I'm going to rename it as simply Apache. If you rename it you'll need to make some changes in a configuration file. I'll open the Apache folder, and then go to the Conf folder for a configuration and I'll open the file httpd.conf. Depending on your computer's configuration, you might not see the file extension, but when you hover the cursor over the file, you should see the box appear, showing that it's a conf file. You can edit this file in any text editor.
I'll use Notepad. The configuration file contains a number of references to the installation folder. I'll press Ctrl+F for find, and type c:/apache24. Use a forward slash and not a backslash. Here's the first instance as part of the server route configuration. Now, again, there are many instances of this string. And you need to replace them all. So I'll get rid of the Find dialog. I'll click anywhere in the file to make sure nothing is selected.
I'll go to the Notepad Menu and choose Edit > Replace, and I'll search for c:/Apache24 and replace it with c:/Apache. And click Replace All. In Notepad, you don't see any indication of how many strings were found and replaced. But if you clicked Replace All, the operation is complete. You also need to make a change to a setting called Server Name. I'll press Ctrl+F and type in Server Name, and then I'll scroll down a little bit and find this setting.
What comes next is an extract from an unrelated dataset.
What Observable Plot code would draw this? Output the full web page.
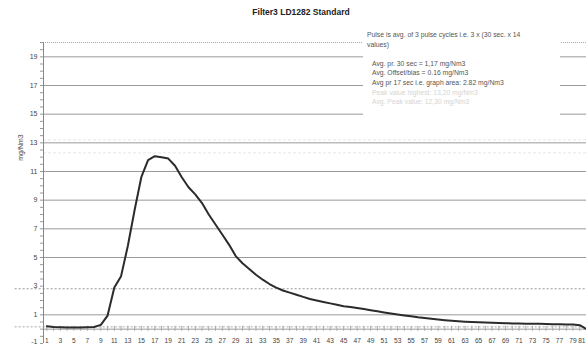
<!DOCTYPE html>
<html><head><meta charset="utf-8">
<script src="https://cdn.jsdelivr.net/npm/d3@7"></script>
<script src="https://cdn.jsdelivr.net/npm/@observablehq/plot@0.6"></script>
<style>
body{margin:0;background:#fff;font-family:"Liberation Sans",Arial,sans-serif;}
#wrap{position:relative;width:586px;height:344px;overflow:hidden;}
#title{position:absolute;left:0;width:602px;top:7px;text-align:center;font-weight:bold;font-size:8.5px;color:#222;}
#ylab{position:absolute;left:-8px;top:144px;width:56px;text-align:center;font-size:7px;color:#444;transform:rotate(-90deg);}
#note{position:absolute;left:363px;top:29px;width:197px;height:90px;background:#fff;font-size:6.8px;line-height:9.6px;color:#555;padding:1px 0 0 4px;box-sizing:border-box;}
#note .i{padding-left:5px;}
#note .f{color:#d4d4d4;}
</style></head>
<body>
<div id="wrap">
<div id="chart"></div>
<div id="title">Filter3 LD1282 Standard</div>
<div id="ylab">mg/Nm3</div>
<div id="note"></div>
</div>
<script>
const title = "Filter3 LD1282 Standard";
const categories = d3.range(1, 82);
const values = [0.2,0.15,0.13,0.12,0.12,0.12,0.13,0.15,0.3,0.95,
  2.9,3.7,5.8,8.3,10.6,11.8,12.07,12.0,11.9,11.4,
  10.6,9.9,9.4,8.8,8.0,7.3,6.6,5.9,5.1,4.6,
  4.2,3.8,3.45,3.15,2.9,2.7,2.55,2.4,2.25,2.1,
  2.0,1.9,1.8,1.7,1.6,1.55,1.47,1.4,1.32,1.25,
  1.17,1.1,1.03,0.96,0.9,0.83,0.78,0.72,0.67,0.62,
  0.58,0.55,0.52,0.5,0.48,0.46,0.45,0.43,0.42,0.4,
  0.39,0.38,0.37,0.37,0.36,0.35,0.34,0.33,0.32,0.28,0.0];
const xTickLabels = d3.range(1, 82, 2);
const yTickLabels = [1,3,5,7,9,11,13,15,17,19];
const yBottomLabel = [-1];
const gridValues = [1,5,7,9,11,13,15,17,19];
const avgOffset = 0.16;
const avgGraphArea = 2.82;
const peakLines = [13.2, 12.3];
const noteLines = [
  "Pulse is avg. of 3 pulse cycles i.e. 3 x (30 sec. x 14",
  "values)",
  "",
  "Avg. pr. 30 sec = 1,17 mg/Nm3",
  "Avg. Offset/bias = 0.16 mg/Nm3",
  "Avg pr 17 sec i.e. graph area: 2.82 mg/Nm3",
  "Peak value highest: 13,20 mg/Nm3",
  "Avg. Peak value: 12,30 mg/Nm3"
];
const noteClass = ["","","","i","i","i","i f","i f"];

const data = categories.map((c, i) => ({c, v: values[i]}));
const xDom = [0.5, 81];
const leftExt = xDom[0] - 4.2;
const lastLabel = xTickLabels[xTickLabels.length - 1];

document.getElementById("note").innerHTML = noteLines.map((t,i)=>`<div class="${noteClass[i]}">${t||"&nbsp;"}</div>`).join("");

const chart = Plot.plot({
  width: 586, height: 344,
  marginTop: 42, marginBottom: 1, marginLeft: 43, marginRight: 0,
  x: {domain: xDom, axis: null},
  y: {domain: [-1, 20], axis: null},
  style: {fontFamily: "Liberation Sans, Arial, sans-serif", background: "#fff"},
  marks: [
    Plot.ruleY(gridValues, {stroke: "#9a9a9a", strokeWidth: 1}),
    Plot.ruleY([20], {stroke: "#aaa", strokeDasharray: "1,1"}),
    Plot.ruleY(peakLines, {stroke: "#e6e6e6", strokeDasharray: "3,2"}),
    Plot.ruleY([avgGraphArea], {x1: leftExt, x2: xDom[1], stroke: "#999", strokeDasharray: "2,2", clip: false}),
    Plot.ruleY([avgOffset], {x1: leftExt, x2: xDom[1], stroke: "#aaa", strokeDasharray: "2,2", clip: false}),
    Plot.ruleY([0], {stroke: "#999"}),
    Plot.ruleX(categories, {x: d => d, y1: -0.15, y2: 0.2, stroke: "#aaa"}),
    Plot.ruleX([xDom[0]], {stroke: "#888"}),
    Plot.axisY({ticks: d3.range(-1, 20.5, 0.5), tickSize: 3, tickFormat: () => "", stroke: "#999", label: null}),
    Plot.axisY({ticks: yTickLabels, tickSize: 0, tickPadding: 6, fontSize: 7, fill: "#444", label: null}),
    Plot.text(yBottomLabel, {x: xDom[0], y: d => d, dx: -6, text: d => String(d), textAnchor: "end", lineAnchor: "bottom", fontSize: 7, fill: "#444"}),
    Plot.text(xTickLabels.filter(d => d !== lastLabel), {x: d => d, y: 0, dy: 9, lineAnchor: "top", text: d => String(d), fontSize: 6.6, fill: "#444"}),
    Plot.text([lastLabel], {x: d => d, y: 0, dy: 9, dx: -1, lineAnchor: "top", textAnchor: "end", text: d => String(d), fontSize: 6.6, fill: "#444"}),
    Plot.line(data, {x: "c", y: "v", stroke: "#2b2b2b", strokeWidth: 2, strokeLinejoin: "round"})
  ]
});
document.getElementById("chart").appendChild(chart);
</script>
</body></html>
It starts with a pound sign or hashmark. Which is a comment character. I'll remove that and then I'll change the value of ServerName to localhost. The default port is 80, and you don't have to add it in, but you can if you like. It looks like this. localhost:80. And now we're ready for our first test. I'll save my changes by pressing Ctrl+S, and close Notepad. And then I'll go to a command prompt. In Windows 8, you can get to a command prompt by moving the cursor to the lower left corner, right-clicking, and choosing Command Prompt or Command Prompt admin.
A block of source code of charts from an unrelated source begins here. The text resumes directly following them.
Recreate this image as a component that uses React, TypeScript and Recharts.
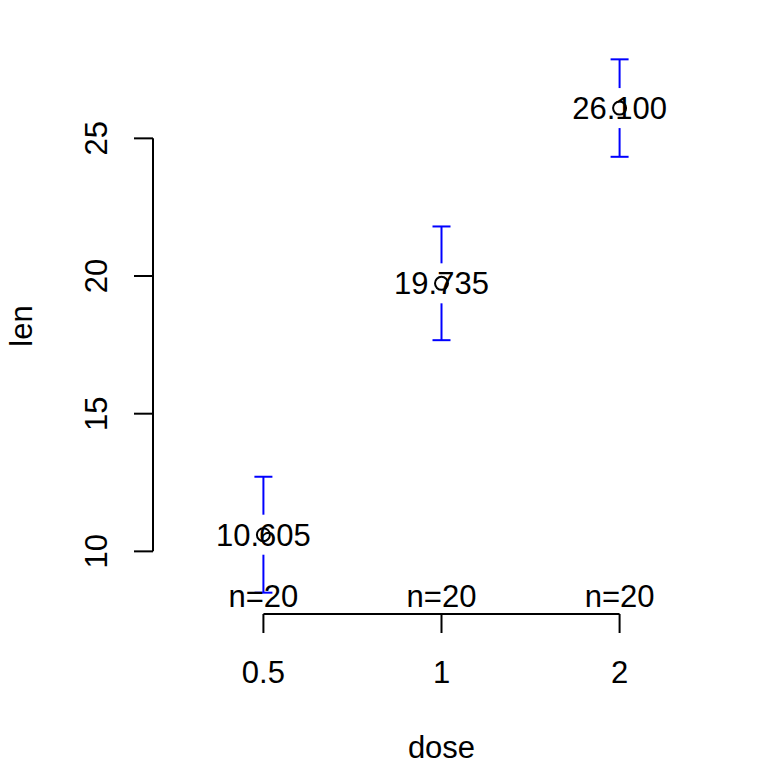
import { ComposedChart, Scatter, XAxis, YAxis, ErrorBar, ReferenceLine } from "recharts";

const doses = ["0.5", "1", "2"];
const means = [10.605, 19.735, 26.1];
const lower = [8.5, 17.67, 24.33];
const upper = [12.71, 21.8, 27.87];
const counts = [20, 20, 20];
const yTicks = [10, 15, 20, 25];

const FONT = '"Liberation Sans", Arial, Helvetica, sans-serif';
const FS = 31;

// R-style 4% padding around the data ranges
const xMin = 0.38;
const xMax = 3.62;
const yMin = 7.725;
const yMax = 28.645;

const meanData = doses.map((d, i) => ({
  x: i + 1,
  y: means[i],
  err: [means[i] - lower[i], upper[i] - means[i]],
  label: means[i].toFixed(3),
}));

const nData = doses.map((d, i) => ({
  x: i + 1,
  y: yMin,
  label: `n=${counts[i]}`,
}));

// white strip leaves the gap in the CI bar around the mean, like plotCI
const MeanShape = (props: any) => {
  const { cx, cy, payload } = props;
  return (
    <g>
      <rect x={cx - 4} y={cy - 20} width={8} height={40} fill="#fff" />
      <circle cx={cx} cy={cy} r={6.5} fill="none" stroke="#000" strokeWidth={2} />
      <text x={cx} y={cy + 11} textAnchor="middle" fontSize={FS} fontFamily={FONT} fill="#000">
        {payload.label}
      </text>
    </g>
  );
};

const NShape = (props: any) => {
  const { cx, cy, payload } = props;
  return (
    <text x={cx} y={cy - 7} textAnchor="middle" fontSize={FS} fontFamily={FONT} fill="#000">
      {payload.label}
    </text>
  );
};

const XTick = (props: any) => {
  const { x, y, payload } = props;
  return (
    <text x={x} y={y + 50} textAnchor="middle" fontSize={FS} fontFamily={FONT} fill="#000">
      {doses[payload.value - 1]}
    </text>
  );
};

const YTick = (props: any) => {
  const { x, y, payload } = props;
  const bx = x - 27;
  return (
    <text
      x={bx}
      y={y}
      transform={`rotate(-90, ${bx}, ${y})`}
      textAnchor="middle"
      fontSize={FS}
      fontFamily={FONT}
      fill="#000"
    >
      {payload.value}
    </text>
  );
};

const XTitle = (props: any) => {
  const vb = props.viewBox;
  return (
    <text x={vb.x + vb.width / 2} y={758} textAnchor="middle" fontSize={FS} fontFamily={FONT} fill="#000">
      dose
    </text>
  );
};

const YTitle = (props: any) => {
  const vb = props.viewBox;
  const cy = vb.y + vb.height / 2;
  return (
    <text
      x={32}
      y={cy}
      transform={`rotate(-90, 32, ${cy})`}
      textAnchor="middle"
      fontSize={FS}
      fontFamily={FONT}
      fill="#000"
    >
      len
    </text>
  );
};

export default function App() {
  return (
    <div style={{ position: "absolute", left: 0, top: 0, width: 768, height: 768, background: "#fff" }}>
      <ComposedChart width={768} height={768} margin={{ top: 38, right: 38, bottom: 0, left: 0 }}>
        <XAxis
          type="number"
          dataKey="x"
          domain={[xMin, xMax]}
          ticks={[1, 2, 3]}
          interval={0}
          allowDataOverflow
          axisLine={false}
          tickLine={{ stroke: "#000", strokeWidth: 2 }}
          tickSize={19}
          tickMargin={0}
          height={154}
          tick={XTick}
          label={XTitle}
        />
        <YAxis
          type="number"
          dataKey="y"
          domain={[yMin, yMax]}
          ticks={yTicks}
          interval={0}
          allowDataOverflow
          axisLine={false}
          tickLine={{ stroke: "#000", strokeWidth: 2 }}
          tickSize={19}
          tickMargin={0}
          width={153}
          tick={YTick}
          label={YTitle}
        />
        <ReferenceLine
          segment={[{ x: xMin, y: yTicks[0] }, { x: xMin, y: yTicks[yTicks.length - 1] }]}
          stroke="#000"
          strokeWidth={2}
          ifOverflow="visible"
        />
        <ReferenceLine
          segment={[{ x: 1, y: yMin }, { x: doses.length, y: yMin }]}
          stroke="#000"
          strokeWidth={2}
          ifOverflow="visible"
        />
        <Scatter data={meanData} shape={MeanShape} isAnimationActive={false}>
          <ErrorBar dataKey="err" direction="y" width={9} stroke="#0000ff" strokeWidth={2} />
        </Scatter>
        <Scatter data={nData} shape={NShape} isAnimationActive={false} />
      </ComposedChart>
    </div>
  );
}
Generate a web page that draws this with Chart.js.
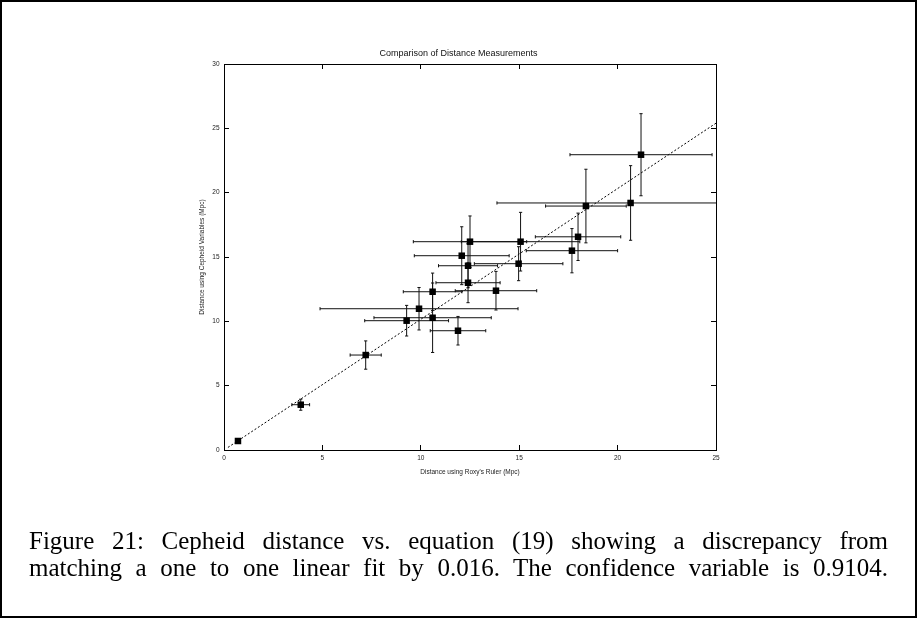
<!DOCTYPE html>
<html>
<head>
<meta charset="utf-8">
<script src="https://cdn.jsdelivr.net/npm/chart.js@4/dist/chart.umd.min.js"></script>
<style>
  body { margin: 0; background: #fff; }
  #frame {
    position: absolute; left: 0; top: 0; width: 917px; height: 618px;
    box-sizing: border-box; border: 2px solid #000;
  }
  #chart { position: absolute; left: 0; top: 0; }
  .cap {
    position: absolute; left: 29px; width: 859px;
    font-family: "Liberation Serif", "Times New Roman", serif;
    font-size: 25px; line-height: 27px; color: #000;
    text-align: justify; text-align-last: justify; white-space: nowrap;
  }
</style>
</head>
<body>
<div id="frame"></div>
<canvas id="chart" width="917" height="618"></canvas>
<div class="cap" style="top:527px">Figure 21: Cepheid distance vs. equation (19) showing a discrepancy from</div>
<div class="cap" style="top:554px">matching a one to one linear fit by 0.016. The confidence variable is 0.9104.</div>
<script>
// distances (Mpc)
const roxyDist = [0.71, 3.90, 7.20, 9.28, 9.91, 10.60, 10.60, 11.89, 12.40, 12.40,
                  12.08, 12.50, 13.82, 14.97, 15.07, 17.68, 17.99, 18.39, 20.66, 21.19];
const cepheidDist = [0.70, 3.52, 7.38, 10.05, 10.98, 10.28, 12.30, 9.27, 13.00, 14.32,
                     15.10, 16.19, 12.38, 14.48, 16.19, 15.49, 16.57, 18.96, 19.20, 22.95];
const roxyErr = [0, 0.45, 0.79, 2.13, 5.03, 2.98, 1.49, 1.41, 1.63, 1.50,
                 2.41, 2.88, 2.07, 2.25, 3.01, 2.32, 2.17, 2.05, 6.79, 3.61];
const cepheidErr = [0, 0.43, 1.10, 1.19, 1.65, 2.70, 1.45, 1.11, 1.55, 1.71,
                    2.25, 2.00, 1.50, 1.32, 2.28, 1.72, 1.84, 2.86, 2.90, 3.19];

// fitted line end points
const fitX = [0.2, 25];
const fitY = [0.2, 25.4];

const xTicks = [0, 5, 10, 15, 20, 25];
const yTicks = [0, 5, 10, 15, 20, 25, 30];

const tickFont = { family: "'Liberation Sans', Arial, sans-serif", size: 6.5 };

const points = roxyDist.map((x, i) => {
    return { x: x, y: cepheidDist[i] };
});

// horizontal bars, NaN breaks the line between them
const getXBars = () => {
    let out = [];
    roxyDist.forEach((x, i) => {
        if (!roxyErr[i]) return;
        out.push({ x: x - roxyErr[i], y: cepheidDist[i] });
        out.push({ x: x + roxyErr[i], y: cepheidDist[i] });
        out.push({ x: NaN, y: NaN });
    });
    return out;
}

const getYBars = () => {
    let out = [];
    roxyDist.forEach((x, i) => {
        if (!cepheidErr[i]) return;
        out.push({ x: x, y: cepheidDist[i] - cepheidErr[i] });
        out.push({ x: x, y: cepheidDist[i] + cepheidErr[i] });
        out.push({ x: NaN, y: NaN });
    });
    return out;
}

const fitLine = fitX.map((x, i) => {
    return { x: x, y: fitY[i] };
});

const inwardAxis = (pos, min, max, ticks, showLabels) => {
    return {
        type: 'linear',
        position: pos,
        min: min,
        max: max,
        afterBuildTicks: (s) => { s.ticks = ticks.map((v) => ({ value: v })); },
        ticks: { display: showLabels, font: tickFont, color: '#222' },
        grid: { drawOnChartArea: false, tickLength: -5, color: '#000', lineWidth: 1 },
        border: { display: true, color: '#000', width: 1 }
    };
}

const xAxis = inwardAxis('bottom', 0, 25, xTicks, true);
xAxis.ticks.padding = 9;
xAxis.title = {
    display: true,
    text: "Distance using Roxy's Ruler (Mpc)",
    font: tickFont, color: '#222',
    padding: { top: 0, bottom: 141.5 }
};
xAxis.afterFit = (s) => { s.height = 168; };

const yAxis = inwardAxis('left', 0, 30, yTicks, true);
yAxis.ticks.padding = 9.5;
yAxis.title = {
    display: true,
    text: 'Distance using Cepheid Variables (Mpc)',
    font: tickFont, color: '#222',
    padding: { top: 198.8, bottom: 0 }
};
yAxis.afterFit = (s) => { s.width = 224; };

const x2Axis = inwardAxis('top', 0, 25, xTicks, false);
x2Axis.afterFit = (s) => { s.height = 4.6; };

const y2Axis = inwardAxis('right', 0, 30, yTicks, false);
y2Axis.afterFit = (s) => { s.width = 201; };

const ctx = document.getElementById('chart').getContext('2d');
const myChart = new Chart(ctx, {
    type: 'scatter',
    data: {
        datasets: [{
            data: points,
            pointStyle: 'rect',
            pointRadius: 4.6,
            pointBackgroundColor: '#000',
            pointBorderWidth: 0
        }, {
            data: getXBars(),
            showLine: true,
            spanGaps: false,
            borderColor: '#111',
            borderWidth: 1,
            pointStyle: 'line',
            pointRotation: 90,
            pointRadius: 1.6,
            pointBorderColor: '#111',
            pointBorderWidth: 1,
            clip: 0
        }, {
            data: getYBars(),
            showLine: true,
            spanGaps: false,
            borderColor: '#111',
            borderWidth: 1,
            pointStyle: 'line',
            pointRotation: 0,
            pointRadius: 1.6,
            pointBorderColor: '#111',
            pointBorderWidth: 1,
            clip: 0
        }, {
            data: fitLine,
            showLine: true,
            borderColor: '#000',
            borderWidth: 1,
            borderDash: [2, 2],
            pointRadius: 0,
            clip: 0
        }]
    },
    options: {
        responsive: false,
        animation: false,
        devicePixelRatio: 1,
        layout: { padding: 0 },
        plugins: {
            legend: { display: false },
            tooltip: { enabled: false },
            title: {
                display: true,
                text: 'Comparison of Distance Measurements',
                color: '#111',
                font: { family: "'Liberation Sans', Arial, sans-serif", size: 9, weight: 'normal' },
                padding: { top: 48.6, bottom: 0 }
            }
        },
        scales: {
            x: xAxis,
            y: yAxis,
            x2: x2Axis,
            y2: y2Axis
        }
    }
});
</script>
</body>
</html>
I'll choose just Command Prompt. In Windows 7, Windows Vista, and Windows XP, you can get to a command prompt by running an application called CMD. In the command prompt window, I'll change to the Apache folder And from there to the bin sub-folder. The bin folder contains a number of executables, including this critical one, httpd.exe. I'll run the server by typing httpd.exe.
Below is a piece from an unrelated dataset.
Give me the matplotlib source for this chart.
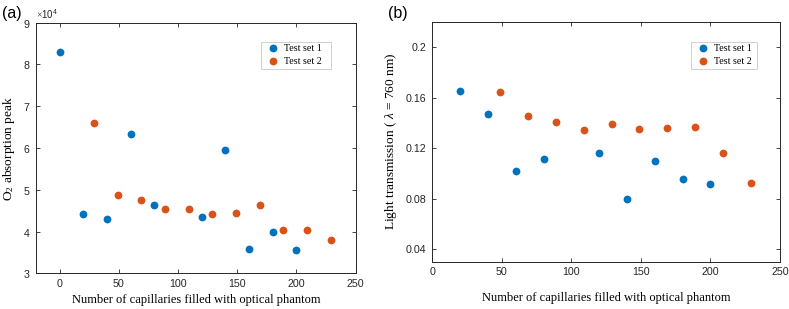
import matplotlib
matplotlib.use("Agg")
import matplotlib.pyplot as plt

# ---- data ----
x1_a = [0, 20, 40, 60, 80, 120, 140, 160, 180, 200]
y1_a = [83100, 44300, 43000, 63300, 46400, 43500, 59600, 35900, 39900, 35500]
x2_a = [29, 49, 69, 89, 109, 129, 149, 169, 189, 209, 229]
y2_a = [65900, 48700, 47500, 45400, 45500, 44200, 44400, 46300, 40400, 40300, 38000]

x1_b = [20, 40, 60, 80, 120, 140, 160, 180, 200]
y1_b = [0.165, 0.147, 0.102, 0.111, 0.116, 0.0795, 0.110, 0.0956, 0.0914]
x2_b = [49, 69, 89, 109, 129, 149, 169, 189, 209, 229]
y2_b = [0.1644, 0.1452, 0.141, 0.134, 0.1388, 0.1354, 0.1359, 0.1365, 0.1161, 0.092]

xticks = [0, 50, 100, 150, 200, 250]
yticks_a = [30000, 40000, 50000, 60000, 70000, 80000, 90000]
yticks_b = [0.04, 0.08, 0.12, 0.16, 0.2]
yticklabels_b = ["0.04", "0.08", "0.12", "0.16", "0.2"]
series_names = ["Test set 1", "Test set 2"]

BLUE = "#0072BD"
ORANGE = "#D95319"
DARK = "#262626"
SANS = "Liberation Sans"
SERIF = "Liberation Serif"

plt.rcParams["font.family"] = SANS
plt.rcParams["mathtext.fontset"] = "custom"
plt.rcParams["mathtext.rm"] = SERIF
plt.rcParams["mathtext.it"] = SERIF + ":italic"

fig = plt.figure(figsize=(7.89, 3.09), dpi=100)
axA = fig.add_axes([0.0456, 0.1155, 0.4052, 0.811])
axB = fig.add_axes([0.5479, 0.153, 0.4406, 0.7767])

ms = 4.6
tick_fs = 7.7
xlabel_fs = 9
ylabel_fs = 9.6


def style(ax):
    for s in ax.spines.values():
        s.set_color(DARK)
        s.set_linewidth(0.7)
    ax.tick_params(direction="in", length=3, width=0.6, colors=DARK,
                   labelsize=tick_fs, top=True, right=True, pad=4)


def add_legend(ax, box):
    leg = ax.legend(loc="upper left", bbox_to_anchor=box, mode="expand",
                    prop={"family": SERIF, "size": 7.2},
                    frameon=True, fancybox=False, edgecolor="#BBBBBB",
                    handletextpad=0.1, borderpad=0.25, handlelength=2.0,
                    labelspacing=0.4, borderaxespad=0)
    leg.get_frame().set_linewidth(0.6)
    return leg


# ---- (a) ----
axA.plot(x1_a, y1_a, "o", color=BLUE, ms=ms, label=series_names[0])
axA.plot(x2_a, y2_a, "o", color=ORANGE, ms=ms, label=series_names[1])
axA.set_xlim(-20, 250)
axA.set_ylim(30000, 90000)
axA.set_xticks(xticks)
axA.set_yticks(yticks_a)
axA.ticklabel_format(axis="y", style="sci", scilimits=(4, 4), useMathText=True)
style(axA)
axA.yaxis.get_offset_text().set_fontsize(7)
axA.yaxis.get_offset_text().set_color(DARK)
axA.set_xlabel("Number of capillaries filled with optical phantom",
               family=SERIF, fontsize=xlabel_fs, labelpad=4)
axA.set_ylabel(r"O$_2$ absorption peak", family=SERIF, fontsize=ylabel_fs, labelpad=4)
add_legend(axA, (0.703, 0.924 - 0.11, 0.22, 0.11))

# ---- (b) ----
axB.plot(x1_b, y1_b, "o", color=BLUE, ms=ms, label=series_names[0])
axB.plot(x2_b, y2_b, "o", color=ORANGE, ms=ms, label=series_names[1])
axB.set_xlim(0, 250)
axB.set_ylim(0.03, 0.22)
axB.set_xticks(xticks)
axB.set_yticks(yticks_b)
axB.set_yticklabels(yticklabels_b)
style(axB)
axB.set_xlabel("Number of capillaries filled with optical phantom",
               family=SERIF, fontsize=xlabel_fs, labelpad=10.5)
axB.set_ylabel(r"Light transmission ( $\lambda$ = 760 nm)", family=SERIF,
               fontsize=ylabel_fs, labelpad=5)
add_legend(axB, (0.743, 0.917 - 0.115, 0.19, 0.115))

fig.text(0.002, 0.955, "(a)", fontsize=11.5, family=SANS, va="center", ha="left")
fig.text(0.492, 0.955, "(b)", fontsize=11.5, family=SANS, va="center", ha="left")

fig.savefig("out.png", dpi=100)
When you press Enter, you might see a prompt for a firewall issue. If you see a firewall dialog box appear, click the appropriate button to accept this service. Now to test the server, go to a browser and type http://localhost and you should see this string of It works! . If you don't see that try refreshing the page by pressing Ctrl+R. Now I'll show you the file that's being displayed. In the Apache folder, there's a subfolder called htdocs.
This is your document root folder in a default Apache installation. And this file, index.html, is the file that's displayed by default when you navigate to local host in the browser. When you open it up in a text editor, you'll see that it's a very simple HTML page with an HTML tag, a body tag, an H1 tag, and the string it works. So if you've gotten this far, and you can see that page in the browser, your Apache HTTP server installation is working.
And you're ready to go to the next step, adding PHP.